• _The problem_:
Give the total number of lines with the word "this" in them, and no other words.

--- start of Stored data ---

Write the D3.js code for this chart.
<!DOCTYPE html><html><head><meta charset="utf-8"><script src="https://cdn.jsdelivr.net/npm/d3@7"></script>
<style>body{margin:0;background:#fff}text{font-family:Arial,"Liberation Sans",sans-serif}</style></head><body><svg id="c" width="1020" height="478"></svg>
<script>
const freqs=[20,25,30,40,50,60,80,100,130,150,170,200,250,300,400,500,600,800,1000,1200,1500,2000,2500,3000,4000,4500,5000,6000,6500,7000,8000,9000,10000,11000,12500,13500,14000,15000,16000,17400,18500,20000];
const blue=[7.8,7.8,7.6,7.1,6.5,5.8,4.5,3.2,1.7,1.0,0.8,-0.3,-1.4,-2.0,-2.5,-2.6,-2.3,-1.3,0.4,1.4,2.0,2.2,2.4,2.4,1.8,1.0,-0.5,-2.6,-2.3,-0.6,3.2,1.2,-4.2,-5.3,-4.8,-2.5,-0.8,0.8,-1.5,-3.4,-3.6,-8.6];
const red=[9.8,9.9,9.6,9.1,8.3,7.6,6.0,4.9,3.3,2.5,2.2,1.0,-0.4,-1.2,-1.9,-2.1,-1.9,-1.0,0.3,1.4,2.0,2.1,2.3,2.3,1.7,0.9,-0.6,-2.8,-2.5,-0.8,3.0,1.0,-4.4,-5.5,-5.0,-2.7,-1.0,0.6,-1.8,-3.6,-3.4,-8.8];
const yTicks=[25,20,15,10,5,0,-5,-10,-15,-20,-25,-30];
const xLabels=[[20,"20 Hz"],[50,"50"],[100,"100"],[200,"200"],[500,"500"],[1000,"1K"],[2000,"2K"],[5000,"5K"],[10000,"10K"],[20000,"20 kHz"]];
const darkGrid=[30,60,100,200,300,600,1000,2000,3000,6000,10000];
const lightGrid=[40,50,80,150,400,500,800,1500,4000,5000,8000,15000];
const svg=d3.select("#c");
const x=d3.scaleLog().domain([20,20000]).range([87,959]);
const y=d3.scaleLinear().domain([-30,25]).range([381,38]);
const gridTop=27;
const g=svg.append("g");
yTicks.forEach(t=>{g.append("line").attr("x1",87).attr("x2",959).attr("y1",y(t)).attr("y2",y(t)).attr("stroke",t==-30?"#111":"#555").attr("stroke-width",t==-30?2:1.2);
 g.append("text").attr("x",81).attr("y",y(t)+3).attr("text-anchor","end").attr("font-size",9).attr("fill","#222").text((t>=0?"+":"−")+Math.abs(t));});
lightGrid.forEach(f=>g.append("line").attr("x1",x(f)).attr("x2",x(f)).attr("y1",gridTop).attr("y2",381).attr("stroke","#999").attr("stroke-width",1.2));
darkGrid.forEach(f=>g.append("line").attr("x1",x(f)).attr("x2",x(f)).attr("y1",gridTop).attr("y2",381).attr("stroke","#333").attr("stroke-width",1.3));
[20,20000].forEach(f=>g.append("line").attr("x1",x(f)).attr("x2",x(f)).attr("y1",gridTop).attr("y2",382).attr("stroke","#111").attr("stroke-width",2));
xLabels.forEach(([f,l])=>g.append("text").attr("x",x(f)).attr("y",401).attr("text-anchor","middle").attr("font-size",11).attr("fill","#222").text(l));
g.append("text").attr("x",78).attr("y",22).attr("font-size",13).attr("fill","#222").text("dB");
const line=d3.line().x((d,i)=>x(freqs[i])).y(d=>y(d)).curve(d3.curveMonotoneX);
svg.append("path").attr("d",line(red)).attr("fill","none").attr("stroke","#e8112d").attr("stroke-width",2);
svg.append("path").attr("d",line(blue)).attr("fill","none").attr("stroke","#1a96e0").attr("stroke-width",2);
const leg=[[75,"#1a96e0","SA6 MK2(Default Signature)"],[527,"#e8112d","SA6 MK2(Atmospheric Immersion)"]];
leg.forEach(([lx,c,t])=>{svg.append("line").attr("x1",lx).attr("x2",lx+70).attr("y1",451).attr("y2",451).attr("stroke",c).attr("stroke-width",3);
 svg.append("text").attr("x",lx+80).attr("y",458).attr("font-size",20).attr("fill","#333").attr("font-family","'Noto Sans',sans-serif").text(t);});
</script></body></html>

--- end of Stored data ---
--- start of Stored data ---

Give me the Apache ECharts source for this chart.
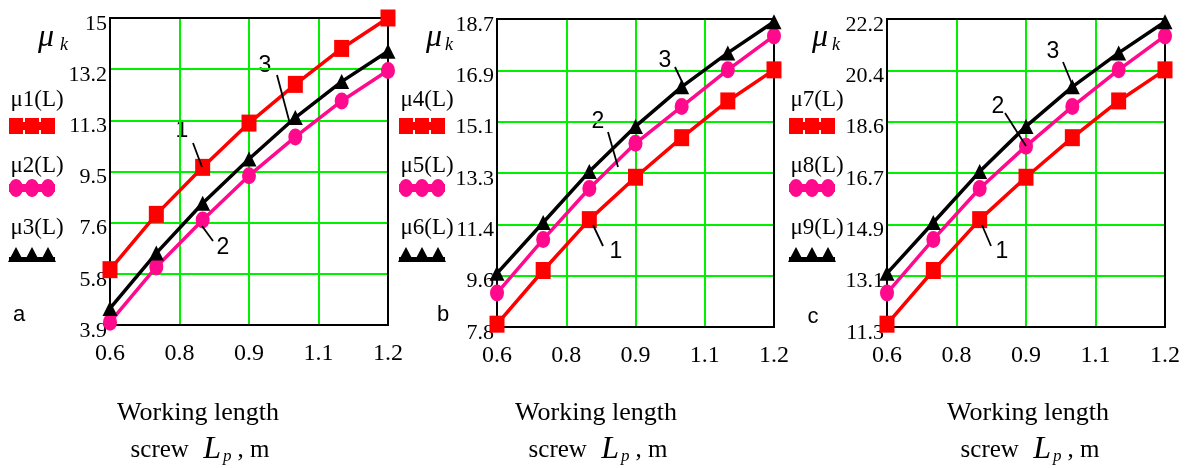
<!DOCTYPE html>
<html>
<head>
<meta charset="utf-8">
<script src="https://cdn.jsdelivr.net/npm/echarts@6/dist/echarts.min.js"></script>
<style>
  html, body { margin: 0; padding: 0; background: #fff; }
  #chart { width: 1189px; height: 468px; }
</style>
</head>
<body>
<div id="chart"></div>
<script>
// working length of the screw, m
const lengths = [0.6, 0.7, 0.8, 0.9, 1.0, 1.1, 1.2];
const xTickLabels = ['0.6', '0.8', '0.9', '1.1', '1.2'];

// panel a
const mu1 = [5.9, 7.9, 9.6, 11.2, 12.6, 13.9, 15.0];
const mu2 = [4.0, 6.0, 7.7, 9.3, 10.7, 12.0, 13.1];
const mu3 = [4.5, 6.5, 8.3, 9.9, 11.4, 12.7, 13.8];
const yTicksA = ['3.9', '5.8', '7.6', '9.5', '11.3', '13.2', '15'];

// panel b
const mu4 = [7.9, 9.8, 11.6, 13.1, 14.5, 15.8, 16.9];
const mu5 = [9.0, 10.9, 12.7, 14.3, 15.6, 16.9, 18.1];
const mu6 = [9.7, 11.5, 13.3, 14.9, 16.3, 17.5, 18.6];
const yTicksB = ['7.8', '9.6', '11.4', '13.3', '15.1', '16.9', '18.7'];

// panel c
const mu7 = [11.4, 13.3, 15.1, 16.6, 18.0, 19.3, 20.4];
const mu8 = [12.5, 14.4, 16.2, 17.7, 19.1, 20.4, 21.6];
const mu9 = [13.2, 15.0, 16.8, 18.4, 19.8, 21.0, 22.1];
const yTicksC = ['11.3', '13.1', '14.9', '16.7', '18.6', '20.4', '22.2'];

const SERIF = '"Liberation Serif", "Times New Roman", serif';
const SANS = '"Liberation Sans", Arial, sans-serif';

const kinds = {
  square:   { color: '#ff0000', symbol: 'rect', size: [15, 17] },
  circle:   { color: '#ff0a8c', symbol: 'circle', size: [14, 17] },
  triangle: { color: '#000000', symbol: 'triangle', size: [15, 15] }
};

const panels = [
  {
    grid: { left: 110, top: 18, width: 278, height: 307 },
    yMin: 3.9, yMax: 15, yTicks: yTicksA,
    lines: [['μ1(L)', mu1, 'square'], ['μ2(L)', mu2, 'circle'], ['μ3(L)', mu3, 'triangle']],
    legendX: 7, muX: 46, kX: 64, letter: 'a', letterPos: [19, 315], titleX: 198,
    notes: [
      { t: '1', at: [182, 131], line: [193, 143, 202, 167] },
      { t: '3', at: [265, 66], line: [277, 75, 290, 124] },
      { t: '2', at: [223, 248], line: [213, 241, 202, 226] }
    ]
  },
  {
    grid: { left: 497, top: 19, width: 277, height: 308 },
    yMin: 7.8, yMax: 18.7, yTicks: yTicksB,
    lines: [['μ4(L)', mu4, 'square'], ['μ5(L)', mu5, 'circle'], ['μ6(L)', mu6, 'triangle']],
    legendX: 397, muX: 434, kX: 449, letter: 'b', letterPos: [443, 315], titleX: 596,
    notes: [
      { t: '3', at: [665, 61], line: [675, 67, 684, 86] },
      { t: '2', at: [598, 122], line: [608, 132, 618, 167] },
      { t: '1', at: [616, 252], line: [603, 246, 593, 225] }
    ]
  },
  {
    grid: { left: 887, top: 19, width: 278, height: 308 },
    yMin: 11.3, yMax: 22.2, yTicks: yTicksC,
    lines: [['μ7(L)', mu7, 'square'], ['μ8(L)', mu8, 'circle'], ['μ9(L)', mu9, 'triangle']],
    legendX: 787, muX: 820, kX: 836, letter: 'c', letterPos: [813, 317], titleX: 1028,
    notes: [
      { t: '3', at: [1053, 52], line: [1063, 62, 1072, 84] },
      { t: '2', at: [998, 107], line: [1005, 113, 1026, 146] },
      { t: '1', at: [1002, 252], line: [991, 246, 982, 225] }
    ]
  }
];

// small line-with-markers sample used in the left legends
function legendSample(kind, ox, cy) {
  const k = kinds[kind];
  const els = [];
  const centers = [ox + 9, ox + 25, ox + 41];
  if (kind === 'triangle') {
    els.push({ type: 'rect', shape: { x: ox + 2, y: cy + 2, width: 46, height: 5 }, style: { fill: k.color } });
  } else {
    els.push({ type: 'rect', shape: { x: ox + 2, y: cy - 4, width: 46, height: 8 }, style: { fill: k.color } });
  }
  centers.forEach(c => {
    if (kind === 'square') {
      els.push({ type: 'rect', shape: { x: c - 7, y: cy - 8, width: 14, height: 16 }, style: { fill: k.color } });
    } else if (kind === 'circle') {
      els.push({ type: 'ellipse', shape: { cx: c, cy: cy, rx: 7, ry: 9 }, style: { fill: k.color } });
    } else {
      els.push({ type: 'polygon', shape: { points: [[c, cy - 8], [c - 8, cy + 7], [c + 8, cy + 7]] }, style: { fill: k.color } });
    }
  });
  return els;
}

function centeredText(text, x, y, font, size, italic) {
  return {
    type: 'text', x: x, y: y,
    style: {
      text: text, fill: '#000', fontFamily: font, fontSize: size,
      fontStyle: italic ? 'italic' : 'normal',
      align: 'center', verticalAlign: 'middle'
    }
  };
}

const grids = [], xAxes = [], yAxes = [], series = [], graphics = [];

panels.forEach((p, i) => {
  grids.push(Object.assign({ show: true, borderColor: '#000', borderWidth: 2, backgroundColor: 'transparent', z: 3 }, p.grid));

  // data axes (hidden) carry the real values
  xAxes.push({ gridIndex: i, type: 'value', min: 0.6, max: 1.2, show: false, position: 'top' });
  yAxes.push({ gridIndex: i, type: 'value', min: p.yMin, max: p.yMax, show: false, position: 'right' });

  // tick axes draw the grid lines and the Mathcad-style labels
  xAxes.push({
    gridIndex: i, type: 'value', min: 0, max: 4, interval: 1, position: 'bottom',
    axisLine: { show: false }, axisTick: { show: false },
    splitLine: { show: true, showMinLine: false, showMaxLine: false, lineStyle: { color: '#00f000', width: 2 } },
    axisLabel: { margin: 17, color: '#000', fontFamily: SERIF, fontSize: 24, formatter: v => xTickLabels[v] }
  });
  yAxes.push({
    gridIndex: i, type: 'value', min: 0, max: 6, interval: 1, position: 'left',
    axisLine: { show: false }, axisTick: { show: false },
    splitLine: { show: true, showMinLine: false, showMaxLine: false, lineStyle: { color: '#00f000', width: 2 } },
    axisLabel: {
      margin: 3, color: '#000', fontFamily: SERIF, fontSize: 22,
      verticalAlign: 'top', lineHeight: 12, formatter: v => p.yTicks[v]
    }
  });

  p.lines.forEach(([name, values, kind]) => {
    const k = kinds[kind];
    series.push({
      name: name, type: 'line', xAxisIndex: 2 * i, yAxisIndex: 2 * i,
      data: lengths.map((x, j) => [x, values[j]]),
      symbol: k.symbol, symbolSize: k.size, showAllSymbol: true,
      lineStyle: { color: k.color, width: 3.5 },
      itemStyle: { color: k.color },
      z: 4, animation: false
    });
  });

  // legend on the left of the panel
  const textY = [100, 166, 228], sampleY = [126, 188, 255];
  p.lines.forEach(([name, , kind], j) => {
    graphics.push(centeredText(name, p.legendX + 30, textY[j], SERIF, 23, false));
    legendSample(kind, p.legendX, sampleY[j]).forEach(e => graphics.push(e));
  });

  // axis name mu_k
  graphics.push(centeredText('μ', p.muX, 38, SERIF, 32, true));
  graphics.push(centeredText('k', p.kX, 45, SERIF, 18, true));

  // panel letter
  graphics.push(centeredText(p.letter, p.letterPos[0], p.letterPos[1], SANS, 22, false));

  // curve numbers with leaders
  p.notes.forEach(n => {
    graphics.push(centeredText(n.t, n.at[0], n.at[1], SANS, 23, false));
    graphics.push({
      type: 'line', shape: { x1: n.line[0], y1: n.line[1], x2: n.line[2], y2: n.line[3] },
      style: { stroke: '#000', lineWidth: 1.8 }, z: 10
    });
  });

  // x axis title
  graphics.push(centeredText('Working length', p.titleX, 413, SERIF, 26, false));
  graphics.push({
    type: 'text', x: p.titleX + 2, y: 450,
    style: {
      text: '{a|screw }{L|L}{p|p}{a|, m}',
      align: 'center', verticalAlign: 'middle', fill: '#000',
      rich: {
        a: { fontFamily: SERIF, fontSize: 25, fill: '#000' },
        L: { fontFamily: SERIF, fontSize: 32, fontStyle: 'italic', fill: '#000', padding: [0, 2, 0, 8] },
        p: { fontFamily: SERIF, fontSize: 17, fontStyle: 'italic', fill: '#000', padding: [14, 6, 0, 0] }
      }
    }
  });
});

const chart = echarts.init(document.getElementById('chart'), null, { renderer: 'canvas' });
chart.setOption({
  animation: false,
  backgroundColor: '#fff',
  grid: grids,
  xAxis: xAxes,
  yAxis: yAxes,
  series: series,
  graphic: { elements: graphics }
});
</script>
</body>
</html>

--- end of Stored data ---

• _Result of the exercise_:
2